Procter and Gamble is calling on white people to “use their power” and stand up against racism in an ad running in the US in support of the Black Lives Matter (BLM) movement.
The ad, created by Grey and Cartwright, shows close ups of both black and white skin, and asks how black Americans are to respond “when we are shown over and over and over that our lives do not matter?”. It then points out that “being white in America is not needing to state your life matters. And when your life matters, you have power.”
It then ends with a call to arms noting that now is the “time to take action”. It urges white people to “read, listen, donate, plan, march, vote, speak out step in, step up” and ends with a web address for a resource guide on race.
P&G’s chief communications officer, Damon Jones, notes that the ad is both an invitation and a challenge to white people to do more when it comes to anti-racism.
He explains: “In my lifetime, never have we needed individuals and companies to step up more than in this moment – not with thoughts and prayers but with deliberate, sustained action. We hope to inspire the silent majority to not only serve as allies but as advocates and activists in the fight for equality. And we’re committed to helping them along that journey.”
This is not the first time company has spoken about race. In 2017, it released ‘The Talk’, a video that showed Black parents explaining the harsh realities of what it is like to live in the US as a black American. This includes a moving scene where a mother explains what to do “when you get pulled over” by the police.
It also released a film call ‘The Look’, about bias in the US. Both are being re-aired more broadly in the hope they inspire important conversations. P&G has also promised to donate an initial $5m to equality causes.
Brands have been coming out in support of BLM as the movement has found a new voice following the death of George Floyd, a black man, at the hands of the police.
Brands from Yorkshire Tea to Louis Vitton have shown their support, while L’Oreal has apologised to and rehired former brand ambassador Munroe Bergdorf, who it fired in 2017 for speaking out about white supremacy.
However, many are calling on brands to do more than show their support and instead focus on real change by addressing unequal representation in their own staff and systemic racism. Adidas, for example, has now promised that 30% of new position will be filled by black or Latinx people and is donating $20m to organisations that support black communities.
“We have had to look inward to ourselves as individuals and our organisation and reflect on systems that disadvantage and silence black individuals and communities,” says CEO Kasper Rorsted. “While we have talked about the importance of inclusion, we must do more to create an environment in which all of our employees feel safe, heard and have equal opportunity to advance their careers.”
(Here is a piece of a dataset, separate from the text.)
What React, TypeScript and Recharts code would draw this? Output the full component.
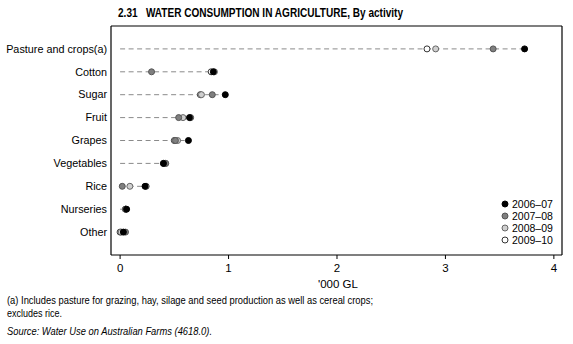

Nike has similarly promised to donate $40m and work to attract a more diverse workforce.
“We must educate ourselves more deeply on the issues faced by Black communities and understand the enormous suffering and senseless tragedy racial bigotry creates,” says CEO John Donahoe.
“The Nike family can always do more but will never stop striving to role model how a diverse company acts. We will continue our focus on being more representative of our consumers while doing our part in the communities we serve.”
In the UK, meanwhile, Channel 4 has published an anti-racism commitment in which it aims to reach the target of 20% of Channel 4 staff and 20% of the top 100 paid staff will be BAME by 2023. Currently those figures are at 17% and 14%.
Channel 4 CEO Alex Mahon says: “As is clear from the testimonies of our black and minority ethnic colleagues in the industry we are not doing enough and there is not enough progress. Therefore, I want to clearly set out today that Channel 4 is an organisation committed to anti-racism and we want to go further in driving positive change within our own organisation and in the creative industries.”